Statement Two Alone:
x < z
Since we do not have any information regarding y, statement two is not sufficient to answer the question.
Statements One and Two Together:
Using the information in statements one and two, we still cannot answer the question. For instance, if y = 10, z = 2, and x = 1, then x is less than y. However, if z = 1/2, x = 1/3, and y = 1/3, then x IS NOT less than y.
Statement 1 : We don't know the value of x therefore not sufficient. Statement 2 : We don't know the value of y therefore not sufficient.
Together Statement 1 and 2, ( Statement 1 says z^2 < y ... let z be 0.5 then z^2 = 0.25 ... and y is greater than z^2 let y be 0.26 onwards.... ( SO Z= 0.5 AND Y = 0.26 ) Statement 2 says z is greater than x which means x is less than 0.5 which means X could be 0.4
In this case X > y ( 0.4 > 0.26 ) therfore is Is x < y ? ans is not true.
nOW LETS TEST THIIS with another value .. But now if we assume the value of z = 2 then z^2 = 2^2 = 4 and y should be greater than 4 lets say 5 ... so Z= 2 and y = 5
Statement 2 says x < Z so lets say x = 1 in that case x< y or 1 < 5 true ...
Since we cannot answer the question with certainty ans is E
1) and 2) are insufficient alone.
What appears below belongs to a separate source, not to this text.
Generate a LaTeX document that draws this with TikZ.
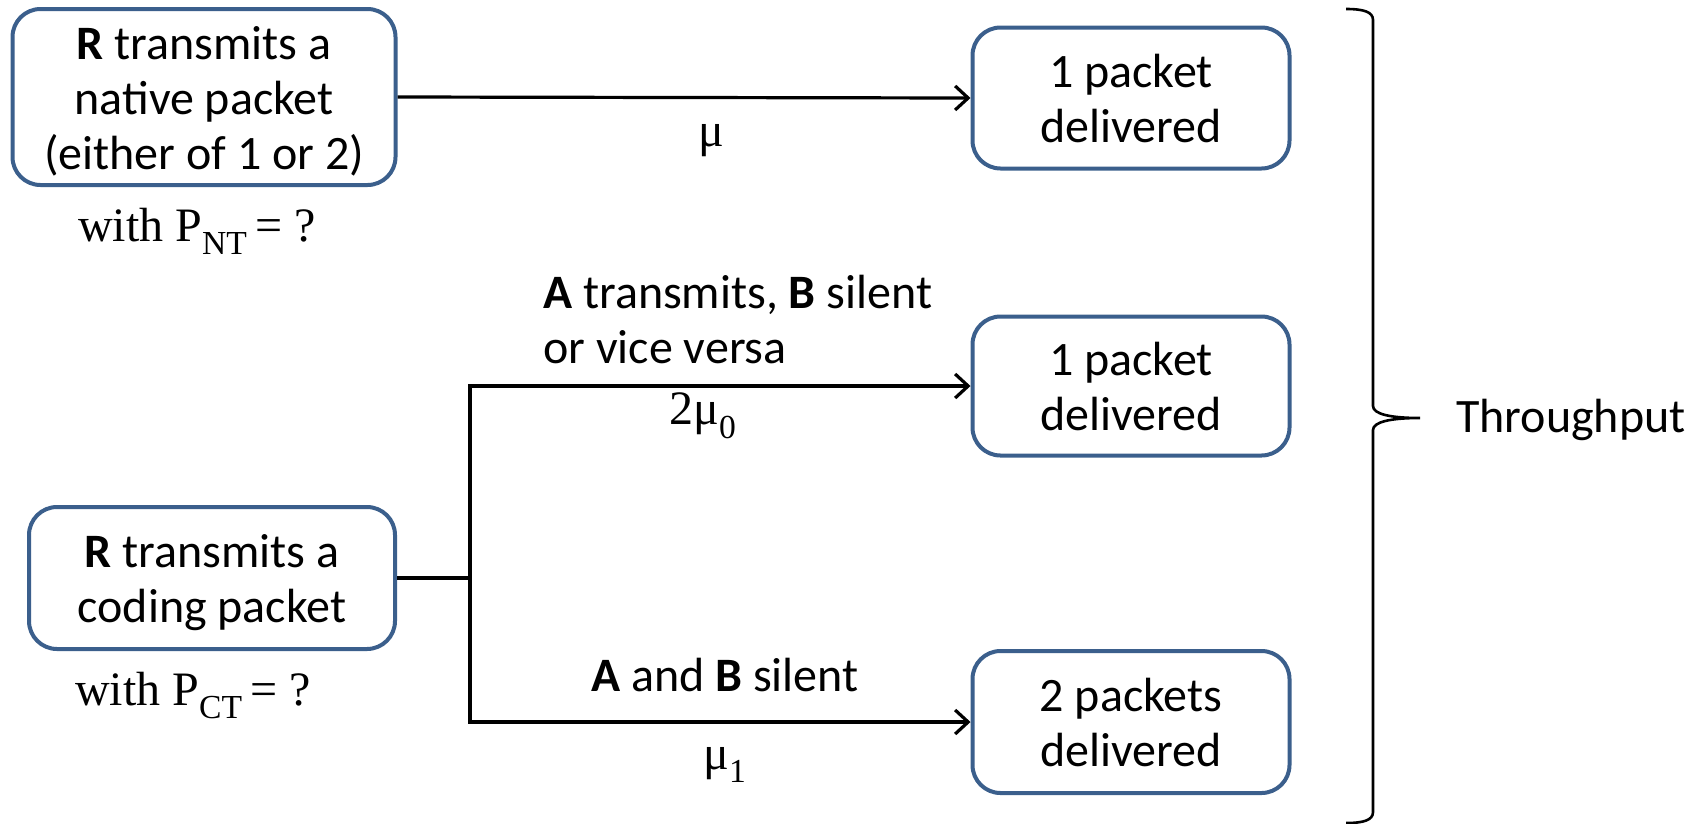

We can combine the statements by squaring 2) to get z^2.
However, depending on the sign of x and z we can have \(x^2 < z^2\) or \(x^2 > z^2\) so we must entertain both possibilities (at this point a good guess is E because we already have two cases).
In the first case, we have \(x^2 < z^2 < y\), thus \(x^2 < y\). This cannot simplify to \(x < y\) because we can have x = 0.8 and y = 0.7. Thus combining is insufficient. Knowing that \(x^2 < y\) cannot simplify to \(x < y\) can be valuable knowledge for future problems. Since we cannot prove \(x < y\) with the given information it is insufficient.
The second case occurs happens when x is negative and has a bigger magnitude than z. Hence x must be negative in this case. From (1) we know y is positive, so \(x < y\).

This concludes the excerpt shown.